Corn futures were strongly lower on Thursday. Strength in the dollar and some improvement in weather forecasts weighed on the market. Weather forecasts call for warming temperatures, but periodic rainfall is expected and hot spells are not expected to be prolonged. Warmer weather should helped speed the lagging crop maturity. September closed 14 1/2 cents lower at $3.32 1/2 and December was 16 3/4 cents lower at $3.53 3/4.

Soybean futures closed lower on Thursday. Strength in the dollar led to a profit-taking setback. Weather forecasts show warmer weather over the Midwest, which should help crop maturity. Chances of rain and the absence of any prolonged hot spells are expected to limit crop stress. Losses were limited by strong export demand. Old and new-crop sales last week were above pre-report trade expectations. September ended 8 1/2 cents lower at $10.79 1/2 and November was 15 cents lower at $10.30.

Wheat futures were sharply lower on Thursday. Spillover pressure from corn and soybeans, strength in the dollar, ample global wheat supplies and Egypt passing on U.S. wheat in a recent tender all pressured prices. Wheat futures fell below technical support, which helped trigger additional selling pressure today. CBOT Sep ended 28 1/2 cents lower at $5.00 1/4, KCBT Sep was 26 1/4 cents lower at $5.34 and MGE Sep closed 27 3/4 cents lower at $5.79 1/4.

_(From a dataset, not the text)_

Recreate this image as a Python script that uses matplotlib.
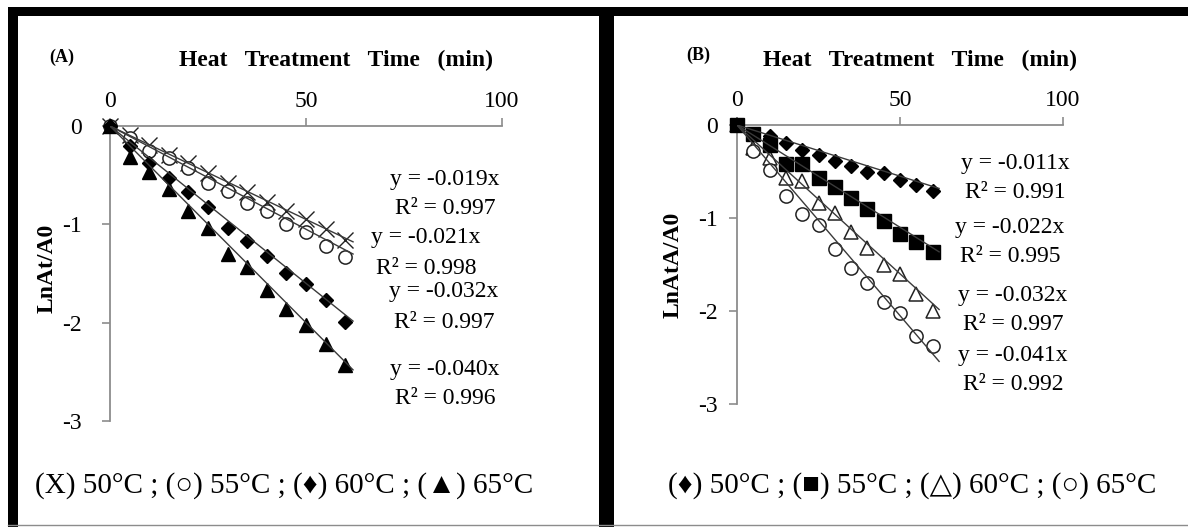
import matplotlib.pyplot as plt
from matplotlib.patches import Rectangle
from matplotlib.lines import Line2D

# heating time (min)
time = [0, 5, 10, 15, 20, 25, 30, 35, 40, 45, 50, 55, 60]

# panel A: LnAt/A0 at 50, 55, 60, 65 C
a_50 = [0, -0.09, -0.19, -0.29, -0.38, -0.48, -0.58, -0.67, -0.77, -0.86, -0.95, -1.05, -1.16]
a_55 = [0, -0.12, -0.25, -0.33, -0.43, -0.58, -0.66, -0.78, -0.86, -1.00, -1.08, -1.22, -1.33]
a_60 = [0, -0.20, -0.38, -0.53, -0.67, -0.82, -1.04, -1.17, -1.32, -1.50, -1.61, -1.77, -1.99]
a_65 = [0, -0.32, -0.47, -0.64, -0.86, -1.04, -1.30, -1.43, -1.67, -1.86, -2.02, -2.22, -2.43]
a_slopes = [-0.019, -0.021, -0.032, -0.040]
a_r2 = [0.997, 0.998, 0.997, 0.996]

# panel B: LnAtA/A0 at 50, 55, 60, 65 C
b_50 = [0, -0.10, -0.12, -0.19, -0.27, -0.32, -0.39, -0.44, -0.50, -0.52, -0.59, -0.64, -0.71]
b_55 = [0, -0.10, -0.21, -0.42, -0.42, -0.57, -0.67, -0.78, -0.90, -1.03, -1.17, -1.26, -1.37]
b_60 = [0, -0.25, -0.35, -0.57, -0.60, -0.84, -0.95, -1.15, -1.32, -1.50, -1.60, -1.82, -2.00]
b_65 = [0, -0.28, -0.48, -0.76, -0.96, -1.08, -1.33, -1.54, -1.70, -1.90, -2.02, -2.27, -2.38]
b_slopes = [-0.011, -0.022, -0.032, -0.041]
b_r2 = [0.991, 0.995, 0.997, 0.992]

W, H = 1188, 527
SERIF = ['Liberation Serif', 'DejaVu Serif']
MIXED = ['Liberation Serif', 'DejaVu Sans']
GRAY = '#8c8c8c'


def fx(px):
    return px / W


def fy(py):
    return 1 - py / H


fig = plt.figure(figsize=(W / 100, H / 100), dpi=100)


def make_axes(x0, x1, y0, y3, ypad):
    ax = fig.add_axes([fx(x0), fy(y3), (x1 - x0) / W, (y3 - y0) / H])
    ax.set_xlim(0, 100)
    ax.set_ylim(-3, 0)
    ax.spines['right'].set_visible(False)
    ax.spines['bottom'].set_visible(False)
    for s in ['top', 'left']:
        ax.spines[s].set_color(GRAY)
        ax.spines[s].set_linewidth(1.3)
    ax.xaxis.tick_top()
    ax.set_xticks([0, 50, 100])
    ax.set_yticks([0, -1, -2, -3])
    ax.set_yticklabels(['0', '-1', '-2', '-3'])
    ax.tick_params(axis='both', direction='out', length=6, width=1.2,
                   color=GRAY, labelsize=17)
    ax.tick_params(axis='x', pad=4)
    ax.tick_params(axis='y', pad=ypad)
    for lab in ax.get_xticklabels() + ax.get_yticklabels():
        lab.set_family(SERIF)
    ax.patch.set_alpha(0)
    return ax


def trend(ax, slope):
    ax.plot([0, 62], [0, slope * 62], color='#3a3a3a', lw=1.0, zorder=5)


# ---- panel A ----
axA = make_axes(110, 502, 126, 421, 14)
axA.plot(time, a_50, ls='none', marker='x', ms=11.5, mew=1.0, color='#222222', zorder=3, clip_on=False)
axA.plot(time, a_55, ls='none', marker='o', ms=9.5, mew=1.1, mfc='white', mec='#222222', zorder=3, clip_on=False)
axA.plot(time, a_60, ls='none', marker='D', ms=7.5, color='black', zorder=4, clip_on=False)
axA.plot(time, a_65, ls='none', marker='^', ms=10.5, color='black', zorder=4, clip_on=False)
for s in a_slopes:
    trend(axA, s)

# ---- panel B ----
axB = make_axes(737, 1063, 125, 404, 8)
axB.plot(time, b_50, ls='none', marker='D', ms=7.5, color='black', zorder=4, clip_on=False)
axB.plot(time, b_55, ls='none', marker='s', ms=10, color='black', zorder=4, clip_on=False)
axB.plot(time, b_60, ls='none', marker='^', ms=10.5, mew=1.1, mfc='white', mec='#222222', zorder=3, clip_on=False)
axB.plot(time, b_65, ls='none', marker='o', ms=9.5, mew=1.1, mfc='white', mec='#222222', zorder=3, clip_on=False)
for s in b_slopes:
    trend(axB, s)

# titles, panel letters, axis labels
title = 'Heat   Treatment   Time   (min)'
fig.text(fx(62), fy(57), '(A)', fontsize=13, fontweight='bold', family=SERIF, ha='center', va='center')
fig.text(fx(698), fy(55), '(B)', fontsize=13, fontweight='bold', family=SERIF, ha='center', va='center')
fig.text(fx(336), fy(60), title, fontsize=17, fontweight='bold', family=SERIF, ha='center', va='center')
fig.text(fx(920), fy(60), title, fontsize=17, fontweight='bold', family=SERIF, ha='center', va='center')
fig.text(fx(47), fy(268), 'LnAt/A0', fontsize=17, fontweight='bold', family=SERIF,
         rotation=90, ha='center', va='center')
fig.text(fx(673), fy(265), 'LnAtA/A0', fontsize=17, fontweight='bold', family=SERIF,
         rotation=90, ha='center', va='center')

# trendline equations
a_pos = [(445, 179, 208), (426, 238, 268), (444, 292, 322), (445, 370, 398)]
for (cx, ye, yr), s, r in zip(a_pos, a_slopes, a_r2):
    fig.text(fx(cx), fy(ye), 'y = %.3fx' % s, fontsize=17, family=SERIF, ha='center', va='center')
    fig.text(fx(cx), fy(yr), 'R² = %.3f' % r, fontsize=17, family=SERIF, ha='center', va='center')
b_pos = [(1015, 163, 193), (1010, 228, 256), (1013, 296, 325), (1013, 356, 385)]
for (cx, ye, yr), s, r in zip(b_pos, b_slopes, b_r2):
    fig.text(fx(cx), fy(ye), 'y = %.3fx' % s, fontsize=17, family=SERIF, ha='center', va='center')
    fig.text(fx(cx), fy(yr), 'R² = %.3f' % r, fontsize=17, family=SERIF, ha='center', va='center')

# symbol keys at the bottom
fig.text(fx(35), fy(486), '(X) 50°C ; (○) 55°C ; (♦) 60°C ; (▲) 65°C', fontsize=21,
         family=MIXED, ha='left', va='center')
fig.text(fx(668), fy(486), '(♦) 50°C ; (■) 55°C ; (△) 60°C ; (○) 65°C', fontsize=21,
         family=MIXED, ha='left', va='center')

# black frame around the panels
for x, y, w, h in [(8, 7, W - 8, 9), (8, 7, 10, H - 7), (599, 7, 15, H - 7)]:
    fig.add_artist(Rectangle((fx(x), fy(y + h)), w / W, h / H, transform=fig.transFigure,
                             facecolor='black', edgecolor='none'))
fig.add_artist(Line2D([fx(8), 1], [fy(525), fy(525)], transform=fig.transFigure, color=GRAY, lw=1))

fig.savefig('out.png', dpi=100)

Cattle futures closed lower on Thursday. Spillover weakness from lean hogs and steady to lower cash trade today pressured futures. Some cash trade developed in Nebraska at $82 live and $130 dressed, which is steady to down slightly from last week. Boxed beef prices have been on the defensive recently although at midday choice cutouts were up 15 cents. Strong losses in corn were also a negative factor for the market. August ended 83 cents lower at $83.20 and October was 70 cents lower at $89.13.

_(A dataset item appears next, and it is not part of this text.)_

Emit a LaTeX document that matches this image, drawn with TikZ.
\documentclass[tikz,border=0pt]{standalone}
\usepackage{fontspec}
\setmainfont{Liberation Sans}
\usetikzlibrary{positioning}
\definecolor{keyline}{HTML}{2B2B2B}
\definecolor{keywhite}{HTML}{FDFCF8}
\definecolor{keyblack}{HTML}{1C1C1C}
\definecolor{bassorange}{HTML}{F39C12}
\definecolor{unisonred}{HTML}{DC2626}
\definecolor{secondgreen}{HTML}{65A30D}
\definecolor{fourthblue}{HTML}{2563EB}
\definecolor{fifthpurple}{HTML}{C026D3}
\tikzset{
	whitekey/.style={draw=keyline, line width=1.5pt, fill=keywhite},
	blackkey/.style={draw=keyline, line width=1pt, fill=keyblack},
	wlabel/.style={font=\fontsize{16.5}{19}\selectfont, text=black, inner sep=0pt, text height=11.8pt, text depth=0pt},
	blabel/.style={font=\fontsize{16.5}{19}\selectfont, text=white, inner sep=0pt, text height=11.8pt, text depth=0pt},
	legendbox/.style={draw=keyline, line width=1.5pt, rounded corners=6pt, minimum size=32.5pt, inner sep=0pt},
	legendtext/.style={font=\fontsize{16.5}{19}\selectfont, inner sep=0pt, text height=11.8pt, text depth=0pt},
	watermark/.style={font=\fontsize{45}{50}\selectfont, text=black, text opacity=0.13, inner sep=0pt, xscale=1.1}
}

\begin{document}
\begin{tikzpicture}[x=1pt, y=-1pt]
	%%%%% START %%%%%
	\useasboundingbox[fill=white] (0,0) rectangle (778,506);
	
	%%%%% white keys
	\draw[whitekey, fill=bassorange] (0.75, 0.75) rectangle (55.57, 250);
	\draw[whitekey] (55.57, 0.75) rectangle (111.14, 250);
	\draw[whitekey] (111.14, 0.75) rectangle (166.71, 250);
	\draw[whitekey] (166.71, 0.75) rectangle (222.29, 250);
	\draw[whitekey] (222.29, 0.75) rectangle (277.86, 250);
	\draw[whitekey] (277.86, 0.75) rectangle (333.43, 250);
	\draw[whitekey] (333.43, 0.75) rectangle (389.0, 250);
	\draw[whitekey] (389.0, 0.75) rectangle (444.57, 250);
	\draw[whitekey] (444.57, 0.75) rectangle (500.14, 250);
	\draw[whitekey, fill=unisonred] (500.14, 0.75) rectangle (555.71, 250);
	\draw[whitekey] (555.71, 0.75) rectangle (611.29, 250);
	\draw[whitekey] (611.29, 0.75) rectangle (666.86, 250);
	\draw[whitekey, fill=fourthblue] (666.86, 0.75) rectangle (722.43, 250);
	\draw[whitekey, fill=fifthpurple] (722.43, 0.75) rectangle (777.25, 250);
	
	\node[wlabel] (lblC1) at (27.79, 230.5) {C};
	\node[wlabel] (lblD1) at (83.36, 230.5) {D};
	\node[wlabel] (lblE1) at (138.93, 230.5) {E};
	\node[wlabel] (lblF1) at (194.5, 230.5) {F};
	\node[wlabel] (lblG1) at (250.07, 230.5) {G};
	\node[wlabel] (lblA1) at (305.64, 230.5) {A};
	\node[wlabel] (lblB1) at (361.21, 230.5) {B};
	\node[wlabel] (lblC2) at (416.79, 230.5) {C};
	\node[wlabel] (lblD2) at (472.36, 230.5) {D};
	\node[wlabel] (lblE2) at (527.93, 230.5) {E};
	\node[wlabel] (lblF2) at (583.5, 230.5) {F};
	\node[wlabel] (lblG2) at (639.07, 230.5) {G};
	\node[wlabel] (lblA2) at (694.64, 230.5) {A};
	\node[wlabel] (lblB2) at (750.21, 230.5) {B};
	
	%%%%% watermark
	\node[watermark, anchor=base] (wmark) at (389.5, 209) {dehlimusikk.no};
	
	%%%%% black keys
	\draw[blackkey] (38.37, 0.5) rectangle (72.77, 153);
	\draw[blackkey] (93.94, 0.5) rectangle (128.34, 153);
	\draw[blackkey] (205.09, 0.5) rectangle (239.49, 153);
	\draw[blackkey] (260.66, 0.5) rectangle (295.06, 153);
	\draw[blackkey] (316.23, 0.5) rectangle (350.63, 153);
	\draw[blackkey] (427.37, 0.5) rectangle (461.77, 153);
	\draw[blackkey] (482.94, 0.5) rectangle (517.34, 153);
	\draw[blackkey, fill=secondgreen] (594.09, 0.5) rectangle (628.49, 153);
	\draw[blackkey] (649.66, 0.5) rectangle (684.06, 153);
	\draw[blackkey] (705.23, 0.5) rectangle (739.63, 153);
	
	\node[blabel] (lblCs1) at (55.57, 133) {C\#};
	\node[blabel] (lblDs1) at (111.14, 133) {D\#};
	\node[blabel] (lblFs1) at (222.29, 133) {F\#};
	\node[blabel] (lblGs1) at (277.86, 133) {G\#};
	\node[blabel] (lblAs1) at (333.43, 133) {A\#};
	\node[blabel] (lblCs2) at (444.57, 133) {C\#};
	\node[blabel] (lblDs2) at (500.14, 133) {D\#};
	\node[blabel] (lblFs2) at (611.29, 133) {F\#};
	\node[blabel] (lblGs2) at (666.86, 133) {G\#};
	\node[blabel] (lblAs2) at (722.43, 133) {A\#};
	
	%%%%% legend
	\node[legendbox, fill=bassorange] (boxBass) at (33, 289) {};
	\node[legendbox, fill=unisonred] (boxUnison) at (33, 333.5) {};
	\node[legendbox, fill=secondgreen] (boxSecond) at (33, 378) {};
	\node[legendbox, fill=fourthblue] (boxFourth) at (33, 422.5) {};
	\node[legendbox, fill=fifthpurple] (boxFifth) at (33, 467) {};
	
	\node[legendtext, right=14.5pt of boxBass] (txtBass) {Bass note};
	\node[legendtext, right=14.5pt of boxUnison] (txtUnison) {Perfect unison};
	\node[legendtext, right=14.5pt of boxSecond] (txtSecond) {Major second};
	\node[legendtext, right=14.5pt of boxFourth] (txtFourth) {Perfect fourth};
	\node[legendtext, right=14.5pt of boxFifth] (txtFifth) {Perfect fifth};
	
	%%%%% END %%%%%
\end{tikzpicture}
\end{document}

Lean hog futures were sharply lower on Thursday, with nearly all contracts posting new lows. Fundamental pressure came from weakness in the cash market and the $1.76 drop in pork cutout values. Fund selling helped extend losses as the market remains very weak technically. Futures are at a discount to current cash prices, but the market remains concerned that the H1N1 flu will continue to hurt pork export demand. August closed $2.28 lower at $51.08 and October ended $2.63 lower at $47.57.